Con tal espectro temático (que exige además una larga fila de personajes secundarios), el suspenso se ahoga lamentablemente en una sucesión de escenas poco espontáneas, entrevistas llenas de frases de pretendida hondura, explicaciones que, por más interesantes que resulten aisladamente, cortan el ritmo del relato y hacen necesario que luego se introduzcan pequeños trucos que alivien la tensión y hagan avanzar la trama: puertas infranqueables que se abren, entradas y salidas apresuradas, apariciones y desapariciones de forzada precisión, rápidas miradas de entendimiento, respuestas con muchos sobreentendidos, giros de carácter repentinos y de mucha buena fortuna, que conducen limpiamente a nuestra Smilla hasta el final de su autoimpuesta misión.
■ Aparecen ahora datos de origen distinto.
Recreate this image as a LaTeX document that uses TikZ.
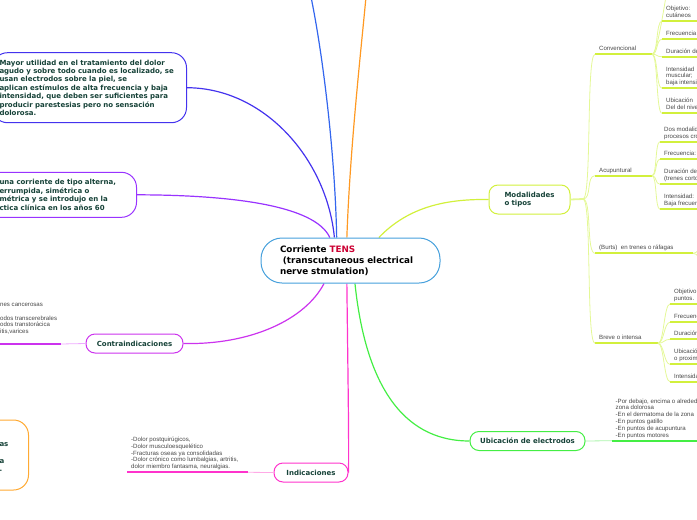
\documentclass[tikz,border=0pt]{standalone}
\usepackage{fontspec}
\setmainfont{DejaVu Sans}
\newfontfamily\leaffont{Liberation Sans}
\usepackage{tikz}
\usetikzlibrary{backgrounds}
\definecolor{tensblue}{RGB}{70,160,220}
\definecolor{tensred}{RGB}{204,0,51}
\definecolor{inkgreen}{RGB}{22,66,56}
\definecolor{topblue}{RGB}{51,102,238}
\definecolor{toporange}{RGB}{255,153,34}
\definecolor{mayorblue}{RGB}{68,51,238}
\definecolor{altviolet}{RGB}{153,51,255}
\definecolor{contramag}{RGB}{204,51,238}
\definecolor{contralight}{RGB}{238,170,255}
\definecolor{indpink}{RGB}{255,51,204}
\definecolor{indlight}{RGB}{255,170,230}
\definecolor{ubigreen}{RGB}{68,238,68}
\definecolor{ubilight}{RGB}{170,245,170}
\definecolor{modyellow}{RGB}{210,240,60}
\definecolor{modlight}{RGB}{228,248,150}
\definecolor{boxorange}{RGB}{255,170,51}
\tikzset{
  hub/.style={rectangle, rounded corners=21pt, draw=tensblue, line width=1pt,
    fill=white, align=left, text width=141pt, inner xsep=19pt, inner ysep=2pt,
    minimum height=45pt, font=\fontsize{8.8}{11.2}\selectfont\bfseries},
  box/.style={rectangle, rounded corners=9pt, draw=#1, line width=1pt,
    fill=white, text=inkgreen, minimum height=19pt, inner ysep=2pt,
    font=\fontsize{7}{8.4}\selectfont\bfseries},
  note/.style={box=#1, rounded corners=15pt, align=left},
  sub/.style={anchor=south west, inner xsep=4pt, inner ysep=3.4pt, text depth=0pt,
    align=left, text=black!72, font=\leaffont\fontsize{6.1}{6.8}\selectfont},
  branch/.style={draw=#1, line width=1.2pt},
  ul/.style={draw=#1, line width=1.8pt},
  link/.style={draw=#1, line width=0.8pt},
}
\begin{document}
\begin{tikzpicture}[x=1pt,y=-1pt]
  \useasboundingbox (0,0) rectangle (697,520);
  \clip (0,0) rectangle (697,520);
  \coordinate (rim) at (697,0);
  % central topic and main ideas
  \node[hub] (tens) at (350.5,260.5) {Corriente \textcolor{tensred}{TENS}\\~(transcutaneous electrical\\nerve stmulation)};
  \node[note=mayorblue, text width=180pt, inner xsep=7pt, minimum height=70pt, anchor=east] (mayor) at (187,87.7)
    {Mayor utilidad en el tratamiento del dolor\\agudo y sobre todo cuando es localizado, se\\usan electrodos sobre la piel, se\\aplican estímulos de alta frecuencia y baja\\intensidad, que deben ser suficientes para\\producir parestesias pero no sensación\\dolorosa.};
  \node[note=altviolet, text width=120pt, inner xsep=17pt, minimum height=45pt, anchor=east] (alterna) at (137,194.8)
    {una corriente de tipo alterna,\\errumpida, simétrica o\\métrica y se introdujo en la\\ctica clínica en los años 60};
  \node[note=boxorange, text width=12pt, inner xsep=17pt, minimum height=70pt, anchor=east] (otro) at (29,455)
    {\mbox{}\\as\\\mbox{}\\a\\.};
  \node[box=contramag, minimum width=97pt] (contra) at (134.5,343.5) {Contraindicaciones};
  \node[box=indpink, minimum width=74pt] (indic) at (311,472.5) {Indicaciones};
  \node[box=ubigreen, minimum width=115pt] (ubic) at (527.5,441) {Ubicación de electrodos};
  \node[box=modyellow, text width=50pt, inner xsep=15.5pt, minimum height=29pt, align=left] (modal) at (529.5,199.5) {Modalidades\\o tipos};

  % contraindicaciones
  \node[sub, inner xsep=0pt] (contralist) at (0,344)
    {nes cancerosas\\\mbox{}\\odos transcerebrales\\odos transtorácica\\itis,varices\\\mbox{}};
  \coordinate (jcontra) at (61,344);
  \draw[ul=contramag] (contralist.south west) -- (jcontra);
  \draw[link=contralight] (jcontra) -- (contra.west);

  % indicaciones
  \node[sub] (indlist) at (127,472.3)
    {-Dolor postquirúgicos,\\-Dolor musculoesquelético\\-Fracturas oseas ya consolidadas\\-Dolor crónico como lumbalgias, artritis,\\dolor miembro fantasma, neuralgias.};
  \coordinate (jind) at (248,472.3);
  \draw[ul=indpink] (indlist.south west) -- (jind);
  \draw[link=indlight] (jind) -- (indic.west);

  % ubicacion
  \node[sub, inner xsep=3.5pt] (ubilist) at (612,440.7)
    {-Por debajo, encima o alrededor de la\\zona dolorosa\\-En el dermatoma de la zona\\-En puntos gatillo\\-En puntos de acupuntura\\-En puntos motores};
  \draw[link=ubilight] (ubic.east) -- (ubilist.south west);
  \draw[ul=ubigreen] (ubilist.south west) -- (ubilist.south west -| rim);

  % modalidades
  \coordinate (jmod) at (583,199);
  \draw[ul=modlight] (modal.east) -- (jmod);
  \node[sub] (conv) at (595,54.3) {Convencional};
  \node[sub] (acup) at (595,175.7) {Acupuntural};
  \node[sub] (burts) at (595,253.3) {(Burts)\ \ en trenes o ráfagas};
  \node[sub] (breve) at (595,343.3) {Breve o intensa};
  \coordinate (jconv) at (652,54.3);
  \coordinate (jacup) at (652,175.7);
  \coordinate (jburts) at (693,253.3);
  \coordinate (jbreve) at (658,343.3);
  \draw[ul=modyellow] (conv.south west) -- (jconv);
  \draw[ul=modyellow] (acup.south west) -- (jacup);
  \draw[ul=modyellow] (burts.south west) -- (jburts);
  \draw[ul=modyellow] (breve.south west) -- (jbreve);
  \draw[link=modlight] (jmod) .. controls +(9,0) and +(-9,0) .. (conv.south west);
  \draw[link=modlight] (jmod) .. controls +(9,0) and +(-9,0) .. (acup.south west);
  \draw[link=modlight] (jmod) .. controls +(9,0) and +(-9,0) .. (burts.south west);
  \draw[link=modlight] (jmod) .. controls +(9,0) and +(-9,0) .. (breve.south west);

  % convencional
  \coordinate (convup) at (668,-14);
  \node[sub] (conv1) at (662,21) {Objetivo:\\cutáneos};
  \node[sub] (conv2) at (662,39.3) {Frecuencia};
  \node[sub] (conv3) at (662,56.7) {Duración de};
  \node[sub] (conv4) at (662,88.3) {Intensidad\\muscular;\\baja intensidad};
  \node[sub] (conv5) at (662,113.3) {Ubicación\\Del del nivel};
  \draw[link=modlight] (jconv) .. controls +(6,0) and +(-2,6) .. (convup);
  \foreach \k in {conv1,conv2,conv3,conv4,conv5} {
    \draw[link=modlight] (jconv) .. controls +(6,0) and +(-6,0) .. (\k.south west);
    \draw[ul=modyellow] (\k.south west) -- (\k.south west -| rim);
  }

  % acupuntural
  \node[sub] (acup1) at (660,141.7) {Dos modalidades\\procesos crónicos};
  \node[sub] (acup2) at (660,159.3) {Frecuencia:};
  \node[sub] (acup3) at (660,184.3) {Duración de\\(trenes cortos};
  \node[sub] (acup4) at (660,209.3) {Intensidad:\\Baja frecuencia};
  \foreach \k in {acup1,acup2,acup3,acup4} {
    \draw[link=modlight] (jacup) .. controls +(5,0) and +(-5,0) .. (\k.south west);
    \draw[ul=modyellow] (\k.south west) -- (\k.south west -| rim);
  }

  % burts
  \coordinate (burtsup) at (712,234);
  \coordinate (burtsdn) at (712,274);
  \draw[link=modlight] (jburts) .. controls +(8,0) and +(-6,0) .. (burtsup);
  \draw[link=modlight] (jburts) .. controls +(8,0) and +(-6,0) .. (burtsdn);

  % breve o intensa
  \node[sub] (breve1) at (670,304) {Objetivo\\puntos.};
  \node[sub] (breve2) at (670,322.3) {Frecuencia};
  \node[sub] (breve3) at (670,339.3) {Duración};
  \node[sub] (breve4) at (670,364.3) {Ubicación\\o proximal};
  \node[sub] (breve5) at (670,381.7) {Intensidad};
  \foreach \k in {breve1,breve2,breve3,breve4,breve5} {
    \draw[link=modlight] (jbreve) .. controls +(6,0) and +(-6,0) .. (\k.south west);
    \draw[ul=modyellow] (\k.south west) -- (\k.south west -| rim);
  }

  % branches from the central topic
  \coordinate (topb) at (311,-3);
  \coordinate (topo) at (366,-3);
  \begin{scope}[on background layer]
    \draw[branch=topblue] (tens.121) .. controls (335,150) and (322,50) .. (topb);
    \draw[branch=toporange] (tens.99) .. controls (350,150) and (360,60) .. (topo);
    \draw[branch=mayorblue] (mayor.east) .. controls (265,88) and (327,160) .. (tens.125);
    \draw[branch=altviolet] (alterna.east) .. controls (230,195) and (315,205) .. (tens.132);
    \draw[branch=modyellow] (tens.39) .. controls (410,205) and (450,199) .. (modal.west);
    \draw[branch=contramag] (tens.221) .. controls (305,320) and (250,345) .. (contra.east);
    \draw[branch=indpink] (tens.261) .. controls (348,380) and (349,440) .. (indic.east);
    \draw[branch=ubigreen] (tens.281) .. controls (365,380) and (400,441) .. (ubic.west);
  \end{scope}
\end{tikzpicture}
\end{document}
Falta, por el simple hecho de que se tendría que extender aún más esta extensa novela, esas lagunas de inacción, rutina, malas pistas y equívocos, que alimentan tan bien al suspenso, pues le confieren la ilusión de un fondo de cotidianidad o normalidad, sobre el cual el lector de alguna manera se apoya para no extraviarse completamente y disfrutar así de las correspondientes dosis de ruptura de esa normalidad.
Pese a todo, y aunque no puedo recomendar libremente este obra a los lectores de novelas de suspenso o thrillers, me quedaré siempre con el recuerdo de su original protagonista y su “afinidad” para la nieve.